▶ [Data excerpt]:

○ ○ ○

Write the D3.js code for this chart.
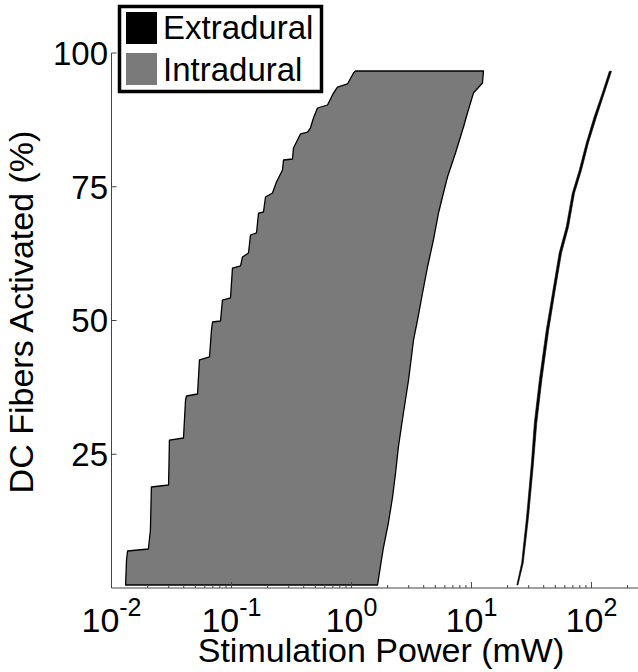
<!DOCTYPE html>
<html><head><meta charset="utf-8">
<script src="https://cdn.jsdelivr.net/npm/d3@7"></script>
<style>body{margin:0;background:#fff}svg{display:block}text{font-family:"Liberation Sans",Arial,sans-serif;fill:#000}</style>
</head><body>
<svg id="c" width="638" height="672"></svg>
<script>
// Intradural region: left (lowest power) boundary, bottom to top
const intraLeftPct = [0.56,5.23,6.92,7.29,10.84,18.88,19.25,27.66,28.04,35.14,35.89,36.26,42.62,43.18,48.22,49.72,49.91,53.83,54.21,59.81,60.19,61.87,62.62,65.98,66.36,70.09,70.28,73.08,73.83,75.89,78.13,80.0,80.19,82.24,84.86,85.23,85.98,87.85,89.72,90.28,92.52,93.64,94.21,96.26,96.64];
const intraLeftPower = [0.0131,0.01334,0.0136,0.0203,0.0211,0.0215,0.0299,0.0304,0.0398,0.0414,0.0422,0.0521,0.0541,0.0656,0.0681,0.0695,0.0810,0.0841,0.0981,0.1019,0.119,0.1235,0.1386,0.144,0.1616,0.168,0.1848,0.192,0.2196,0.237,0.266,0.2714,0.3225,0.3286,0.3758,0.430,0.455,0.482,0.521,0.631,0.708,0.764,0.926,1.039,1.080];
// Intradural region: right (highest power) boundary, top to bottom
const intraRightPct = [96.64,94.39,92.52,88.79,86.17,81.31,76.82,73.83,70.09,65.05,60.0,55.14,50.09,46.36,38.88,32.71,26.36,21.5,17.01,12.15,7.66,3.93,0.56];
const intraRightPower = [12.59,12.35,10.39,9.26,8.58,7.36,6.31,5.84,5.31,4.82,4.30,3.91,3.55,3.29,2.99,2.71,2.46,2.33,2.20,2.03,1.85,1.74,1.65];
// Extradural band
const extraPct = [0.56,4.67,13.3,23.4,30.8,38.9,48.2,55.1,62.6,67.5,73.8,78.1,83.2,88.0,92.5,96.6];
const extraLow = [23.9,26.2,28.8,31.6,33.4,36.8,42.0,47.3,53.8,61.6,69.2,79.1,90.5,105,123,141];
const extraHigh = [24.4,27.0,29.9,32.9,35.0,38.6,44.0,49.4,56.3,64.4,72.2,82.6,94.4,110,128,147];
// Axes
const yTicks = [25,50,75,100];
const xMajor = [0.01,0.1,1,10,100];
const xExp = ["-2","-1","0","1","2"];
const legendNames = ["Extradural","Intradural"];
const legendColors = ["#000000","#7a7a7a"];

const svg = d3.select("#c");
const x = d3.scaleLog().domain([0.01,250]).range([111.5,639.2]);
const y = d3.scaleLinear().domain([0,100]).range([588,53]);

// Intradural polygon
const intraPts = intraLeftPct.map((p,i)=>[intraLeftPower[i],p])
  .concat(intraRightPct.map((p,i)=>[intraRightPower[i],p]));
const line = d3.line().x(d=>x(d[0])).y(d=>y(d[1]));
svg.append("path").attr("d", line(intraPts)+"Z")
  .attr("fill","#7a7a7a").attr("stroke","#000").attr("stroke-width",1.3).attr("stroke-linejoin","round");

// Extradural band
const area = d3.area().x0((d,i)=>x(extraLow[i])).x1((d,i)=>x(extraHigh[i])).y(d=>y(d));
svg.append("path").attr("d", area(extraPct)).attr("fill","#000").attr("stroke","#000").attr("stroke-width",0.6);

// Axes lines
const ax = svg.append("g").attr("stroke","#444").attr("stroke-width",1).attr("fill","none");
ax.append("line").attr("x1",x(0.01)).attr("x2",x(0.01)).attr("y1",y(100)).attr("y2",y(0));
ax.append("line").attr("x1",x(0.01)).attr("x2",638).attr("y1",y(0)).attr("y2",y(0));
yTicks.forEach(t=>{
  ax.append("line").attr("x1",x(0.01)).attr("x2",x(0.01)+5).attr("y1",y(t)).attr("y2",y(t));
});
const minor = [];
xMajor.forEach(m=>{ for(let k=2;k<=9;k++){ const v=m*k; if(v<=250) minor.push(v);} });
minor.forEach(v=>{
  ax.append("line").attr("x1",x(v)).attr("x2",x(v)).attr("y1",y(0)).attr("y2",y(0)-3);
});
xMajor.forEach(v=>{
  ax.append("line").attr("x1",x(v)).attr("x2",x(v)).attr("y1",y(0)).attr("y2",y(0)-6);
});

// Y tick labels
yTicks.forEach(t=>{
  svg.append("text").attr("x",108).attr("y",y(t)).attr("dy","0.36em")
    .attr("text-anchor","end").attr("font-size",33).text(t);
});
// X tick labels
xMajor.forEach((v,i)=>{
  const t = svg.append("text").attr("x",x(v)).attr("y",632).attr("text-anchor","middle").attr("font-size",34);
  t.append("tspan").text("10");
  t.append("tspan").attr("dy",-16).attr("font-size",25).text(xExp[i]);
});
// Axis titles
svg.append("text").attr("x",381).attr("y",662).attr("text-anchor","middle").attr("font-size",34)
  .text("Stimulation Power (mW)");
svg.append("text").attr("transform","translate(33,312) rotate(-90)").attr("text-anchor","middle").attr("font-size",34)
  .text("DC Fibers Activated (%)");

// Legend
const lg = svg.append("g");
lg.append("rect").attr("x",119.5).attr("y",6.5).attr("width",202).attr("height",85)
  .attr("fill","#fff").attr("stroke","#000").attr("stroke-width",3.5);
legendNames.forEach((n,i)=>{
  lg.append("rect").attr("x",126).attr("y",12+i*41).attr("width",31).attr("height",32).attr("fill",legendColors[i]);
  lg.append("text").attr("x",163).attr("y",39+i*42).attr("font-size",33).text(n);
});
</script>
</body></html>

○ ○ ○

▶ [Task to carry out]: The pictures should not be reproduced; quote all of the other material exactly.

▶ [Solution to this problem]:
Write the D3.js code for this chart.
<!DOCTYPE html>
<html><head><meta charset="utf-8">
<script src="https://cdn.jsdelivr.net/npm/d3@7"></script>
<style>body{margin:0;background:#fff}svg{display:block}text{font-family:"Liberation Sans",Arial,sans-serif;fill:#000}</style>
</head><body>
<svg id="c" width="638" height="672"></svg>
<script>
// Intradural region: left (lowest power) boundary, bottom to top
const intraLeftPct = [0.56,5.23,6.92,7.29,10.84,18.88,19.25,27.66,28.04,35.14,35.89,36.26,42.62,43.18,48.22,49.72,49.91,53.83,54.21,59.81,60.19,61.87,62.62,65.98,66.36,70.09,70.28,73.08,73.83,75.89,78.13,80.0,80.19,82.24,84.86,85.23,85.98,87.85,89.72,90.28,92.52,93.64,94.21,96.26,96.64];
const intraLeftPower = [0.0131,0.01334,0.0136,0.0203,0.0211,0.0215,0.0299,0.0304,0.0398,0.0414,0.0422,0.0521,0.0541,0.0656,0.0681,0.0695,0.0810,0.0841,0.0981,0.1019,0.119,0.1235,0.1386,0.144,0.1616,0.168,0.1848,0.192,0.2196,0.237,0.266,0.2714,0.3225,0.3286,0.3758,0.430,0.455,0.482,0.521,0.631,0.708,0.764,0.926,1.039,1.080];
// Intradural region: right (highest power) boundary, top to bottom
const intraRightPct = [96.64,94.39,92.52,88.79,86.17,81.31,76.82,73.83,70.09,65.05,60.0,55.14,50.09,46.36,38.88,32.71,26.36,21.5,17.01,12.15,7.66,3.93,0.56];
const intraRightPower = [12.59,12.35,10.39,9.26,8.58,7.36,6.31,5.84,5.31,4.82,4.30,3.91,3.55,3.29,2.99,2.71,2.46,2.33,2.20,2.03,1.85,1.74,1.65];
// Extradural band
const extraPct = [0.56,4.67,13.3,23.4,30.8,38.9,48.2,55.1,62.6,67.5,73.8,78.1,83.2,88.0,92.5,96.6];
const extraLow = [23.9,26.2,28.8,31.6,33.4,36.8,42.0,47.3,53.8,61.6,69.2,79.1,90.5,105,123,141];
const extraHigh = [24.4,27.0,29.9,32.9,35.0,38.6,44.0,49.4,56.3,64.4,72.2,82.6,94.4,110,128,147];
// Axes
const yTicks = [25,50,75,100];
const xMajor = [0.01,0.1,1,10,100];
const xExp = ["-2","-1","0","1","2"];
const legendNames = ["Extradural","Intradural"];
const legendColors = ["#000000","#7a7a7a"];

const svg = d3.select("#c");
const x = d3.scaleLog().domain([0.01,250]).range([111.5,639.2]);
const y = d3.scaleLinear().domain([0,100]).range([588,53]);

// Intradural polygon
const intraPts = intraLeftPct.map((p,i)=>[intraLeftPower[i],p])
  .concat(intraRightPct.map((p,i)=>[intraRightPower[i],p]));
const line = d3.line().x(d=>x(d[0])).y(d=>y(d[1]));
svg.append("path").attr("d", line(intraPts)+"Z")
  .attr("fill","#7a7a7a").attr("stroke","#000").attr("stroke-width",1.3).attr("stroke-linejoin","round");

// Extradural band
const area = d3.area().x0((d,i)=>x(extraLow[i])).x1((d,i)=>x(extraHigh[i])).y(d=>y(d));
svg.append("path").attr("d", area(extraPct)).attr("fill","#000").attr("stroke","#000").attr("stroke-width",0.6);

// Axes lines
const ax = svg.append("g").attr("stroke","#444").attr("stroke-width",1).attr("fill","none");
ax.append("line").attr("x1",x(0.01)).attr("x2",x(0.01)).attr("y1",y(100)).attr("y2",y(0));
ax.append("line").attr("x1",x(0.01)).attr("x2",638).attr("y1",y(0)).attr("y2",y(0));
yTicks.forEach(t=>{
  ax.append("line").attr("x1",x(0.01)).attr("x2",x(0.01)+5).attr("y1",y(t)).attr("y2",y(t));
});
const minor = [];
xMajor.forEach(m=>{ for(let k=2;k<=9;k++){ const v=m*k; if(v<=250) minor.push(v);} });
minor.forEach(v=>{
  ax.append("line").attr("x1",x(v)).attr("x2",x(v)).attr("y1",y(0)).attr("y2",y(0)-3);
});
xMajor.forEach(v=>{
  ax.append("line").attr("x1",x(v)).attr("x2",x(v)).attr("y1",y(0)).attr("y2",y(0)-6);
});

// Y tick labels
yTicks.forEach(t=>{
  svg.append("text").attr("x",108).attr("y",y(t)).attr("dy","0.36em")
    .attr("text-anchor","end").attr("font-size",33).text(t);
});
// X tick labels
xMajor.forEach((v,i)=>{
  const t = svg.append("text").attr("x",x(v)).attr("y",632).attr("text-anchor","middle").attr("font-size",34);
  t.append("tspan").text("10");
  t.append("tspan").attr("dy",-16).attr("font-size",25).text(xExp[i]);
});
// Axis titles
svg.append("text").attr("x",381).attr("y",662).attr("text-anchor","middle").attr("font-size",34)
  .text("Stimulation Power (mW)");
svg.append("text").attr("transform","translate(33,312) rotate(-90)").attr("text-anchor","middle").attr("font-size",34)
  .text("DC Fibers Activated (%)");

// Legend
const lg = svg.append("g");
lg.append("rect").attr("x",119.5).attr("y",6.5).attr("width",202).attr("height",85)
  .attr("fill","#fff").attr("stroke","#000").attr("stroke-width",3.5);
legendNames.forEach((n,i)=>{
  lg.append("rect").attr("x",126).attr("y",12+i*41).attr("width",31).attr("height",32).attr("fill",legendColors[i]);
  lg.append("text").attr("x",163).attr("y",39+i*42).attr("font-size",33).text(n);
});
</script>
</body></html>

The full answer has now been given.